Crude oil prices edged higher Tuesday, driven by the U.S. administration’s evolving tariff policy and improving demand signals from China. President Donald Trump’s latest comments about easing auto import tariffs added momentum to commodities broadly, including energy markets.
Brent crude futures gained $0.25 (0.4%) to reach $65.13 a barrel, while U.S. West Texas Intermediate (WTI) rose $0.28 (0.5%) to $61.81 by early morning GMT.
Trump’s consideration of adjustments to the 25% tariffs on foreign autos and parts—primarily affecting imports from Canada, Mexico, and Asia—marked a potential shift in the administration’s protectionist stance. This follows Friday’s announcement of tariff exemptions for smartphones, computers, and other electronic goods, which briefly lifted market sentiment.
However, investors remain cautious. “The rally in oil is fragile, given the unpredictability of policy shifts,” said analyst Tina Teng. The volatility in trade-related headlines has also led OPEC to revise down its global demand forecast, the first such adjustment since December.
China Crude Imports Climb 5%
Fresh trade data from China provided a second pillar of support for oil markets. According to figures released Monday, China’s crude imports rose nearly 5% in March year-over-year. The increase was partially driven by a surge in Iranian oil shipments, as refiners front-loaded purchases ahead of expected sanctions tightening by the U.S.
This uptick in demand is critical, especially as global producers brace for potential supply restrictions stemming from renewed U.S. pressure on Iran.
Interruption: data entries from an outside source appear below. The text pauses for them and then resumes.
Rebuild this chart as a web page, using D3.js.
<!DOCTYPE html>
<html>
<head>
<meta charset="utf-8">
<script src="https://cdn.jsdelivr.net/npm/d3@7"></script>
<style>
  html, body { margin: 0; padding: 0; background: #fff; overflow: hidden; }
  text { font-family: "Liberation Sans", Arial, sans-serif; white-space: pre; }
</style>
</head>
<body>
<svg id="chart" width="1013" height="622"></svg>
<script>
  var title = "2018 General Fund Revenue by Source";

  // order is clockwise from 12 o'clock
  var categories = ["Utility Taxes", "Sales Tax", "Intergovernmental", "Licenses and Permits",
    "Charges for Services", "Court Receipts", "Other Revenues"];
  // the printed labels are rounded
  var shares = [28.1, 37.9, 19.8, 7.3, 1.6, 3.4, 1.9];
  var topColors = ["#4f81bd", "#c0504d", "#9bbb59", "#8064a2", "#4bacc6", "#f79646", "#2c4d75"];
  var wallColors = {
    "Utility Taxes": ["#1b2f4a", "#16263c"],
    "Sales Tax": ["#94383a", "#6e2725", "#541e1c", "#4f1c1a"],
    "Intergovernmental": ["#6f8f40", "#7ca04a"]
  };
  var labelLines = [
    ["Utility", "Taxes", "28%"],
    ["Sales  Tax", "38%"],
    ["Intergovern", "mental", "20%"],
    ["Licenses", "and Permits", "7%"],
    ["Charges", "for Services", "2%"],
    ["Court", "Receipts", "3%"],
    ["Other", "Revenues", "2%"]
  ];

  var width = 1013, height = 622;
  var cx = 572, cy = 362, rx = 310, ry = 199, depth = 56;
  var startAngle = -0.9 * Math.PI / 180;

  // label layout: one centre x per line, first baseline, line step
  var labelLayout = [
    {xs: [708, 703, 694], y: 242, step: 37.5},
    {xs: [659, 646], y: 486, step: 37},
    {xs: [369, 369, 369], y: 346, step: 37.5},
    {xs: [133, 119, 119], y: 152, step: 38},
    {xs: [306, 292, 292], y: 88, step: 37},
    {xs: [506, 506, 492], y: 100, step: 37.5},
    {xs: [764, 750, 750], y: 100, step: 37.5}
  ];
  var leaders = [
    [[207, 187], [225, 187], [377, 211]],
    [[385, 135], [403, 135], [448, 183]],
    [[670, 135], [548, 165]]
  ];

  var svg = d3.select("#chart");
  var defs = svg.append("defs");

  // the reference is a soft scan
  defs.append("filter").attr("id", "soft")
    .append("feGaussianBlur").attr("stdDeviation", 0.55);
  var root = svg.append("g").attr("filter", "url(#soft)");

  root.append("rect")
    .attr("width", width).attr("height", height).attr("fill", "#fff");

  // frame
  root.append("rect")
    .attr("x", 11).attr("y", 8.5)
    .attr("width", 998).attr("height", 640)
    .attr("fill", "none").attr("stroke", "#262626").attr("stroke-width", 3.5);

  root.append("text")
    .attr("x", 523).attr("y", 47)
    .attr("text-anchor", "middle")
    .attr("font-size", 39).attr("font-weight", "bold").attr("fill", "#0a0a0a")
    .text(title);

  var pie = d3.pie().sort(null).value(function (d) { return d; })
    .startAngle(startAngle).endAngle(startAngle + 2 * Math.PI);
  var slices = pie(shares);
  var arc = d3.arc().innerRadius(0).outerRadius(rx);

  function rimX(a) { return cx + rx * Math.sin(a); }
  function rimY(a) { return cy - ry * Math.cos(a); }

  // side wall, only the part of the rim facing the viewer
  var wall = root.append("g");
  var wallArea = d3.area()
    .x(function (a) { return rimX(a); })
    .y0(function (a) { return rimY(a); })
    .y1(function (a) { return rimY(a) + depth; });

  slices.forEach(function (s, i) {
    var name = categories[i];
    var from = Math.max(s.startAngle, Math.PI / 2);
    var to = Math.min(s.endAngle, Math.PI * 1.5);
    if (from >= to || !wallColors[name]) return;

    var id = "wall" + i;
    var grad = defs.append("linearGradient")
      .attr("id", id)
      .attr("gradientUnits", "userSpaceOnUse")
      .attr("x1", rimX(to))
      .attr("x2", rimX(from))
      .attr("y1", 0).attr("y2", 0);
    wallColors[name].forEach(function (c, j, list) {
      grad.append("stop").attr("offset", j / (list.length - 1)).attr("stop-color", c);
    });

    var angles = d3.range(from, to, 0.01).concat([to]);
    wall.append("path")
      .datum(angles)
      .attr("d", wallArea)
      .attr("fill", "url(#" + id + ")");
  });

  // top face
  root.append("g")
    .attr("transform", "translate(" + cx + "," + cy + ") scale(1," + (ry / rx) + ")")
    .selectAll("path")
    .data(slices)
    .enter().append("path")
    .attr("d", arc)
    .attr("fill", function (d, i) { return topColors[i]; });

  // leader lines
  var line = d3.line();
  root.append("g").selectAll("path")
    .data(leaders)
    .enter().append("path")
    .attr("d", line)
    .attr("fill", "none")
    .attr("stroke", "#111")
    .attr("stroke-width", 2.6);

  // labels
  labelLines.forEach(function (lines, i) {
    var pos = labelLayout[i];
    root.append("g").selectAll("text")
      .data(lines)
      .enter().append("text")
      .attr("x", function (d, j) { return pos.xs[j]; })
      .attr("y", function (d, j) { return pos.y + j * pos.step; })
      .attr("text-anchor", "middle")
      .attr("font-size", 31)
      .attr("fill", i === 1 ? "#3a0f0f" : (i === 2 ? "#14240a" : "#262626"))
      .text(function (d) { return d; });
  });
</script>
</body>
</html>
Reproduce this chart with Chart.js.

Energy Secretary Chris Wright confirmed Washington’s intent to completely halt Iranian oil exports, a move that could strain global supply and lift prices further.
Additional supply-side data:
- Kazakhstan’s oil output fell 3% in early April, per energy ministry data.
- Despite the decline, its production remains above its OPEC+ quota, adding complexity to global rebalancing efforts.
Tariffs, Iran Tensions Shape Outlook
The broader oil market remains caught between two powerful dynamics: trade policy volatility and geopolitical tensions in the Middle East. Trump’s tariff moves—now including semiconductors under investigation—underscore the market’s sensitivity to policy fluidity.
Key factors influencing crude sentiment:
- Shifting U.S. tariff policies on autos and electronics
- Escalating tensions over Iran’s nuclear program
- Ongoing nuclear negotiations and sanctions enforcement
- Mixed compliance among OPEC+ members
As these variables unfold, traders remain vigilant, weighing supply risks against uncertain demand projections.